Society for Ambulatory Anesthesia consensus statement on preoperative selection of adult patients with obstructive sleep apnea scheduled for ambulatory surgery

Girish P Joshi, Saravanan P Ankichetty, Tong J Gan, Frances Chung
Anesthesia and Analgesia 2012, 115 (5): 1060-8
The suitability of ambulatory surgery for a patient with obstructive sleep apnea (OSA) remains controversial because of concerns of increased perioperative complications including postdischarge death. Therefore, a Society for Ambulatory Anesthesia task force on practice guidelines developed a consensus statement for the selection of patients with OSA scheduled for ambulatory surgery. A systematic review of the literature was conducted according to the Preferred Reporting Items for Systematic Reviews and Meta-Analyses guidelines. Although the studies evaluating perioperative outcome in OSA patients undergoing ambulatory surgery are sparse and of limited quality, they do provide useful information that can guide clinical practice.

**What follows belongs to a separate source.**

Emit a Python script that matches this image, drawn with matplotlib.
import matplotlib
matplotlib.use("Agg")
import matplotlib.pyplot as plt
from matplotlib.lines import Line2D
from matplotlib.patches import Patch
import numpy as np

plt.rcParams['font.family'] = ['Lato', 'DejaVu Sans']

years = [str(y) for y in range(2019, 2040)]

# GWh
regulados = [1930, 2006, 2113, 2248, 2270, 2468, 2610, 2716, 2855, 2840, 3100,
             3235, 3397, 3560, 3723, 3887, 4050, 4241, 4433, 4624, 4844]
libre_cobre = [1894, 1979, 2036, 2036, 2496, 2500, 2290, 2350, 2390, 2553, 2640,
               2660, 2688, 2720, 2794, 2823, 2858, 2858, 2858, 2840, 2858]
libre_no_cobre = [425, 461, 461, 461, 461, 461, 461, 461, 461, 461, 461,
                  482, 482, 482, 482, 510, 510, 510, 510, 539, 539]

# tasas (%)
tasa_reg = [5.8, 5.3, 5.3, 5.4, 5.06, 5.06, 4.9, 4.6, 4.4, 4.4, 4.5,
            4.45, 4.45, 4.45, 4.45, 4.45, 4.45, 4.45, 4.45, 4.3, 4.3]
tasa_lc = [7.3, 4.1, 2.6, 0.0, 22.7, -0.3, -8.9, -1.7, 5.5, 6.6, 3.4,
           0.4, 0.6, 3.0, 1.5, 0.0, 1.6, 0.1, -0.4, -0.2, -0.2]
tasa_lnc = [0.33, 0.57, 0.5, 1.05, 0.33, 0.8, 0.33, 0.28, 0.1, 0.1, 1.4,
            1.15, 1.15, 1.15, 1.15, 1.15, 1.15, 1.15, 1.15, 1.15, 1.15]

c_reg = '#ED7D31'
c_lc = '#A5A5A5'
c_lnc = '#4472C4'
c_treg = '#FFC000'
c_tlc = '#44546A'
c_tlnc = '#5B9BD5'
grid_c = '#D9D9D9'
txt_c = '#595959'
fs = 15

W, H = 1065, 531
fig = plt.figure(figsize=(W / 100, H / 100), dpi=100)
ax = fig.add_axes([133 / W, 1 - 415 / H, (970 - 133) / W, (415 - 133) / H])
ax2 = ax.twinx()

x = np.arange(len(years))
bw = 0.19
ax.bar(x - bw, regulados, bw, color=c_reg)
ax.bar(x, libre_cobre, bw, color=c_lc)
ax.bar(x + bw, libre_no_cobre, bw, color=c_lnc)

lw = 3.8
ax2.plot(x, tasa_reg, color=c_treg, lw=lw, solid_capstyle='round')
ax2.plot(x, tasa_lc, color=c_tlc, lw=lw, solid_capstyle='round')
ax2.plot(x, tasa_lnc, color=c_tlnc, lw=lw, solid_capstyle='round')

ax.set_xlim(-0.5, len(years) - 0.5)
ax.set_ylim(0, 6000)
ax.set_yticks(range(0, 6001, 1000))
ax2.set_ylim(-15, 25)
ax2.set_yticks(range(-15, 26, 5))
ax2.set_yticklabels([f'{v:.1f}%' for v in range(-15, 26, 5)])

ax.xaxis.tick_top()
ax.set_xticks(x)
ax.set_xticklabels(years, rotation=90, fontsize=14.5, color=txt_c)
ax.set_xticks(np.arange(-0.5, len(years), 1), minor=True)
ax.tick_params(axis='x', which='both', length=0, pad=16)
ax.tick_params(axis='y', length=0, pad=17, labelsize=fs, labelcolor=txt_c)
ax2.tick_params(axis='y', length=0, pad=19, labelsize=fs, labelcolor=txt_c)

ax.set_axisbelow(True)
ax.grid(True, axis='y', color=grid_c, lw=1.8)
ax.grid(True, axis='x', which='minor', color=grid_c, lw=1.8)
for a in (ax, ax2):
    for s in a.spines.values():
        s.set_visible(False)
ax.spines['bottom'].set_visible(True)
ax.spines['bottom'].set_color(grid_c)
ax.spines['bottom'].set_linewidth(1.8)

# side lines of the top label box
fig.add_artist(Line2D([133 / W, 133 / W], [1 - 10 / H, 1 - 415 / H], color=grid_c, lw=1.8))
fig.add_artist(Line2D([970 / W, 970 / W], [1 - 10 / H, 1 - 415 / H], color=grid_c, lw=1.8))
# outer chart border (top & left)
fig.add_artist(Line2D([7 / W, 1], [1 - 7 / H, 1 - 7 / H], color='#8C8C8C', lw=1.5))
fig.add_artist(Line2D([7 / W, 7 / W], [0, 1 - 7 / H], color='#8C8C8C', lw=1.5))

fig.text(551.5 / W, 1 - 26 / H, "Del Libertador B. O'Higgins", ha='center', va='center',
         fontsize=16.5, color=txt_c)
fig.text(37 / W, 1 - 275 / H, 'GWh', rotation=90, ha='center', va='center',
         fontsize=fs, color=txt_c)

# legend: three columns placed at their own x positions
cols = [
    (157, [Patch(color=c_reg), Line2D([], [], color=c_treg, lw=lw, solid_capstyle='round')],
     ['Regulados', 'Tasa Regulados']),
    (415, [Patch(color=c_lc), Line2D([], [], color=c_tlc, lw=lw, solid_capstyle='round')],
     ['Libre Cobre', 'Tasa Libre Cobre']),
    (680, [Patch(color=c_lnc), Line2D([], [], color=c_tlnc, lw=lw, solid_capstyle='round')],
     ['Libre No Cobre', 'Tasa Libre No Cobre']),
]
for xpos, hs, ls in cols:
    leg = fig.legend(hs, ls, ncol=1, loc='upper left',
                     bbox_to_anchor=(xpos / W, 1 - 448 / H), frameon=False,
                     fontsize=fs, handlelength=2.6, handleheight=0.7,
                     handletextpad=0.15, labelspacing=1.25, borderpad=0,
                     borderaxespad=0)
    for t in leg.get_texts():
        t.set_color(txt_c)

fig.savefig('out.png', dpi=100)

Patients with a known diagnosis of OSA and optimized comorbid medical conditions can be considered for ambulatory surgery, if they are able to use a continuous positive airway pressure device in the postoperative period. Patients with a presumed diagnosis of OSA, based on screening tools such as the STOP-Bang questionnaire, and with optimized comorbid conditions, can be considered for ambulatory surgery, if postoperative pain can be managed predominantly with nonopioid analgesic techniques. On the other hand, OSA patients with nonoptimized comorbid medical conditions may not be good candidates for ambulatory surgery. What other guidelines are available on this topic? The American Society of Anesthesiologists (ASA) practice guidelines for management of surgical patients with OSA published in 2006. Why was this guideline developed? The ASA guidelines are outdated because several recent studies provide new information such as validated screening tools for clinical diagnosis of OSA and safety of ambulatory laparoscopic bariatric surgery in OSA patients. Therefore, an update on the selection of patients with OSA undergoing ambulatory surgery is warranted. How does this guideline differ from existing guidelines? Unlike the ASA guidelines, this consensus statement recommends the use of the STOP-Bang criteria for preoperative OSA screening and considers patients' comorbid conditions in the patient selection process. Also, current literature does not support the ASA recommendations that upper abdominal procedures are not appropriate for ambulatory surgery. Why does this guideline differ from existing guidelines? This consensus statement differs from existing ASA guidelines because of the availability of new evidence.